Now it appears that they can expect strong support from the new German government for that aim.

Merkel also seemed to set a new tone in Germany's relations with new EU members in her meetings with French and EU leaders this week.

She made it clear to President Jacques Chirac of France that the new member states "had to feel they were secure in the EU." That was an indirect reference to the perception that these countries looked more to the United States than to Europe for their security.

Chirac criticized some of them for supporting the U.S.-led war against Iraq, and advised new members at an EU summit meeting two years ago to "shut up" over issues about which they knew nothing.

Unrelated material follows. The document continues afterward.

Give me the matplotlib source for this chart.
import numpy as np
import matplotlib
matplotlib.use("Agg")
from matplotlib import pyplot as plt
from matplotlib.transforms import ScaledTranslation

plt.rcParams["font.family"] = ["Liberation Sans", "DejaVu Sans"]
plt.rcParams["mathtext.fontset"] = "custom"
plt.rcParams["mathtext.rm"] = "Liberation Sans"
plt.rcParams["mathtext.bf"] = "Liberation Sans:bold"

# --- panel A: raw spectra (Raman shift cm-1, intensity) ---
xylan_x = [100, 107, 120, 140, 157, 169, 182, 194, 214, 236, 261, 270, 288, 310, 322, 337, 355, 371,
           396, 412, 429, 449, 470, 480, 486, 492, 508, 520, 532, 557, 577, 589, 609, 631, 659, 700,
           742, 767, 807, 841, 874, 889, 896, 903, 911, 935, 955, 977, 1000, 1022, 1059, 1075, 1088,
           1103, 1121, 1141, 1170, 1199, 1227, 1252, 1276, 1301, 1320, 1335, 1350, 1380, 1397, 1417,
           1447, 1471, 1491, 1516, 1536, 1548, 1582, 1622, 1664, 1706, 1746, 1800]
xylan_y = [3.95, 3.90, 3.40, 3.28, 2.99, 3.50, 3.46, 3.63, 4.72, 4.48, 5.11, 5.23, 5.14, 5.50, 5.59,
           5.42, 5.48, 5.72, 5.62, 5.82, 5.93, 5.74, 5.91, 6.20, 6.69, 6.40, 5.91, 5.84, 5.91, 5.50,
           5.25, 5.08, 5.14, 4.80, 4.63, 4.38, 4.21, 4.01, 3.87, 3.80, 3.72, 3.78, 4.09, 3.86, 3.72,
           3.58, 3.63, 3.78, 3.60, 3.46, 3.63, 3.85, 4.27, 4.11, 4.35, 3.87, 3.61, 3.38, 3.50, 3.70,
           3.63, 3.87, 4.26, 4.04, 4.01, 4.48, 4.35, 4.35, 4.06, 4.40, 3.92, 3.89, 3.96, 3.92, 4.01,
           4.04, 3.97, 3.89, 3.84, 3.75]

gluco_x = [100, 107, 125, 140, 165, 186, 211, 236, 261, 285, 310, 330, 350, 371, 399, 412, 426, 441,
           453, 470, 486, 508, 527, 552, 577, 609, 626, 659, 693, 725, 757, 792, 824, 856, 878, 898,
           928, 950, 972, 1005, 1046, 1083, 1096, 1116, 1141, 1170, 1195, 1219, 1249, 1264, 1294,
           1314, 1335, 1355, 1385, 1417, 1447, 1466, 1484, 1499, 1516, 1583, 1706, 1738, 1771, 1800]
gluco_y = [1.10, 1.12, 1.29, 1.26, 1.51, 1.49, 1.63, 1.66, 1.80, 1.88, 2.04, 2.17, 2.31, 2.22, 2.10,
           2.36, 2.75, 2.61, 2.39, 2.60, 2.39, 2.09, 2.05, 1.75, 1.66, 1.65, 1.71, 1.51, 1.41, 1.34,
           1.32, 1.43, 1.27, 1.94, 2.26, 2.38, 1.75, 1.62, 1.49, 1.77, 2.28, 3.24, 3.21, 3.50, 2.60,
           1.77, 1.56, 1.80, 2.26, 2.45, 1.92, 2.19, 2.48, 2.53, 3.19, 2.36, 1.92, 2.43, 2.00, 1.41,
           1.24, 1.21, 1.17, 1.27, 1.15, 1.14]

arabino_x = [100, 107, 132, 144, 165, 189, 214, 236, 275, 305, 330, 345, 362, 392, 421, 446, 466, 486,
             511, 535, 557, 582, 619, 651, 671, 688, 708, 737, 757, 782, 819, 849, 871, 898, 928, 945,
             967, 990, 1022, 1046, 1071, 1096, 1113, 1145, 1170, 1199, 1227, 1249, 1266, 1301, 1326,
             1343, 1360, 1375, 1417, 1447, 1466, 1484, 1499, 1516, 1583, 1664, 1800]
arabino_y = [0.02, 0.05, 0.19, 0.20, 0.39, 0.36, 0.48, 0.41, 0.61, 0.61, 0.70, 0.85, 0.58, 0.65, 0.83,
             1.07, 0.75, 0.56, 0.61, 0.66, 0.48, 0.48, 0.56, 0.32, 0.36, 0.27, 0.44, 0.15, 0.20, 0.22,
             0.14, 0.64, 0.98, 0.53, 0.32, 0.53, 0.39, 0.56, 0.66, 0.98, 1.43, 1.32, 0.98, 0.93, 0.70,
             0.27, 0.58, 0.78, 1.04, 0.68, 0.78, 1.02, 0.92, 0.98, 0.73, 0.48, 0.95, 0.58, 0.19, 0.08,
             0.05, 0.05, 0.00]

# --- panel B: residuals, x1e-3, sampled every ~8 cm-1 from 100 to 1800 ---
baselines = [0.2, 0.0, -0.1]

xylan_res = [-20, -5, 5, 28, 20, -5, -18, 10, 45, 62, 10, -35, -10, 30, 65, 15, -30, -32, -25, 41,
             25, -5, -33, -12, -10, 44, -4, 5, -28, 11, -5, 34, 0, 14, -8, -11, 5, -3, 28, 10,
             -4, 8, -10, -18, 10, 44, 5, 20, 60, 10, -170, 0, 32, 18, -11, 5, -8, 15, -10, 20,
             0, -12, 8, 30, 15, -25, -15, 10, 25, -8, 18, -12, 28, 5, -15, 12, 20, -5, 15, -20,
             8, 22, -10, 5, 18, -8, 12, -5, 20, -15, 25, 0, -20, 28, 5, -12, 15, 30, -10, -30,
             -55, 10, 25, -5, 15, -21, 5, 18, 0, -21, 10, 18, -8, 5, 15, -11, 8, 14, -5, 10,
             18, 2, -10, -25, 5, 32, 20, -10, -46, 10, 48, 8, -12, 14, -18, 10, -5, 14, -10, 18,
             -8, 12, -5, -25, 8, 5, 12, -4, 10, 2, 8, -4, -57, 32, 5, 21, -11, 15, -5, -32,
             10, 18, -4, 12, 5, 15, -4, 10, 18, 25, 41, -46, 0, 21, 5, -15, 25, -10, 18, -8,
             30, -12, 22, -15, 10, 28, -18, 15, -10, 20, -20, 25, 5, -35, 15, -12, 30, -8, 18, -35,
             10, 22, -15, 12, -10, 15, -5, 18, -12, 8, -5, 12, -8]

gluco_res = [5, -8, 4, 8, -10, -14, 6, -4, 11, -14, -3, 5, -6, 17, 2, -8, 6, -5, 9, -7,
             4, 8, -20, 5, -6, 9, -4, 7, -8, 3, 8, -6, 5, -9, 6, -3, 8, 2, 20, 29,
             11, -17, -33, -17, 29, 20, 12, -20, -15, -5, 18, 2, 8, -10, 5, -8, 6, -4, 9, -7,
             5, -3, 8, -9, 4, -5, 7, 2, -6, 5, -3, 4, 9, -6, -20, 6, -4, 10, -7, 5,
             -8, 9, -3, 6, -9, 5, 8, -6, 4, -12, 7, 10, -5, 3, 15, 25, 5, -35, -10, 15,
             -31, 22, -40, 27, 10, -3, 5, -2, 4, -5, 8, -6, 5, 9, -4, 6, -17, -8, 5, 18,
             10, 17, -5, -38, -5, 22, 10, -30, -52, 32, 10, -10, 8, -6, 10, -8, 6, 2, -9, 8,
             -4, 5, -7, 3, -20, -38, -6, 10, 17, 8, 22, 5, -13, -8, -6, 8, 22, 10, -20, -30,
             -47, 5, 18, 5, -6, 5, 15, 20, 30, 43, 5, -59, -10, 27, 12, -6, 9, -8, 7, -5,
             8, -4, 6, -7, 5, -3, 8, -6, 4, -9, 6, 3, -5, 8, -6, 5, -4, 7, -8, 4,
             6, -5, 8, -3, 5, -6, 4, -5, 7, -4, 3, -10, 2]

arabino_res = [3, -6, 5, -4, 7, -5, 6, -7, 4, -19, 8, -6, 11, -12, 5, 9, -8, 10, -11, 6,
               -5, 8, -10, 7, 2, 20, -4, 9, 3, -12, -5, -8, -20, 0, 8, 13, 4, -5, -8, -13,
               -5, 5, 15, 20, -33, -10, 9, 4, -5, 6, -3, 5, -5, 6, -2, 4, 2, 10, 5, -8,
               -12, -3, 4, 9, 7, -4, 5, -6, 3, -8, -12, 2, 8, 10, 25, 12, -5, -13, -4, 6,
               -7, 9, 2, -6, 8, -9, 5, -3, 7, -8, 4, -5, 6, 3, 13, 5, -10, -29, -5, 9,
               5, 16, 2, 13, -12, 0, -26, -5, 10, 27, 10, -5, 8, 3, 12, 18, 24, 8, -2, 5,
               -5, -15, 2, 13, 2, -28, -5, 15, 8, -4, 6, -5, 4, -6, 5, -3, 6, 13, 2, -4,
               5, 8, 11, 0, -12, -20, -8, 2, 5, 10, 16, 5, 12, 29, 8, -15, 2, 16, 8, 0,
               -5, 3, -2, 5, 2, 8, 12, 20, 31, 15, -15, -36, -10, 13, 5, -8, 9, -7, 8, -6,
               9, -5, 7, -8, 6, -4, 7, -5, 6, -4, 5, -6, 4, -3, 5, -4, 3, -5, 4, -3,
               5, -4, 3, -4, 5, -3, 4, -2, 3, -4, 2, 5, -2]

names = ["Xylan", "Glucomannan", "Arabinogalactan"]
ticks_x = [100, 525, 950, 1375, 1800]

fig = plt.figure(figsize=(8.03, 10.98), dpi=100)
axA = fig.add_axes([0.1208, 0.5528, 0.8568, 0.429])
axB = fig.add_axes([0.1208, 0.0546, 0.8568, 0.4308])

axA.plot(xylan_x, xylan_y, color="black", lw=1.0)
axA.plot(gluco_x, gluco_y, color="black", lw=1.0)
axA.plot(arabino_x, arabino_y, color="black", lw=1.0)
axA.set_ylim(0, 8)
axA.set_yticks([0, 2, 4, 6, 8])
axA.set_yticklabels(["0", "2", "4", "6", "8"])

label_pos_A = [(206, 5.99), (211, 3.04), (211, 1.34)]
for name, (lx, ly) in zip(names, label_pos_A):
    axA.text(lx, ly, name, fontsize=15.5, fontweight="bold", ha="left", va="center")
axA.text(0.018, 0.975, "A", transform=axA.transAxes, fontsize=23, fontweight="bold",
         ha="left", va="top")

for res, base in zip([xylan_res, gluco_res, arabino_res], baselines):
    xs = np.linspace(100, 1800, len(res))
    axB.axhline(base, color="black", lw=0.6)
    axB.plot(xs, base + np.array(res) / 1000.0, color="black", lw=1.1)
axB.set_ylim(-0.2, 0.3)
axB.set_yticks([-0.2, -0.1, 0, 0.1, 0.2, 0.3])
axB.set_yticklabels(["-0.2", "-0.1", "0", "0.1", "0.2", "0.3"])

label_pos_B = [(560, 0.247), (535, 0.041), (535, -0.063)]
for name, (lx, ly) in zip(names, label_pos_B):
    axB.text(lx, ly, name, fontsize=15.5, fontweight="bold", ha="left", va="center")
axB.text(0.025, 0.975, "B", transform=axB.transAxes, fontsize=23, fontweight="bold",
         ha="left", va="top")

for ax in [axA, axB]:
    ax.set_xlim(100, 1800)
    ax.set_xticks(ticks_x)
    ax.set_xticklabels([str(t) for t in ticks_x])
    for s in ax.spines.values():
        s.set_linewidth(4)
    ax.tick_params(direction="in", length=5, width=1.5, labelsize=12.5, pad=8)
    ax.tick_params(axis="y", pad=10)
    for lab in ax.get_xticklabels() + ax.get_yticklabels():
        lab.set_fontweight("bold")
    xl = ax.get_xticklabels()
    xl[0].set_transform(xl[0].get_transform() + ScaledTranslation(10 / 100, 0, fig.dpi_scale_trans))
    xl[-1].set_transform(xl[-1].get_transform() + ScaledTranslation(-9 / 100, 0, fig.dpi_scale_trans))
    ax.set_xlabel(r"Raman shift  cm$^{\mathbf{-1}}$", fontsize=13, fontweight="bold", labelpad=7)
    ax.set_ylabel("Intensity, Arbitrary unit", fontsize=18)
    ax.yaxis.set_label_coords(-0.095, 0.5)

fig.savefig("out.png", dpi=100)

Merkel's predecessor, Gerhard Schröder, allied himself with France and Russia against the U.S.-led war in Iraq, and several of the new member states concluded that he was more interested in cultivating a relationship with Russia than in defending the interests of former Soviet satellites. Some also concluded that Germany was less interested in using its close relationship with France to further European integration.

But while Chirac could rely on Schröder in the past to criticize Britain over the rebate issue, Merkel has made it clear she was not prepared to place the blame squarely on Britain for last June's budget failure.

"We need a reliable framework that is valid, particularly for the new member states, but also for the Eastern German states," she said, adding that the British rebate was part of the "complex compendium."

The rebate is now worth 4 billion and could swell to 7 billion by next year, according to commission estimates.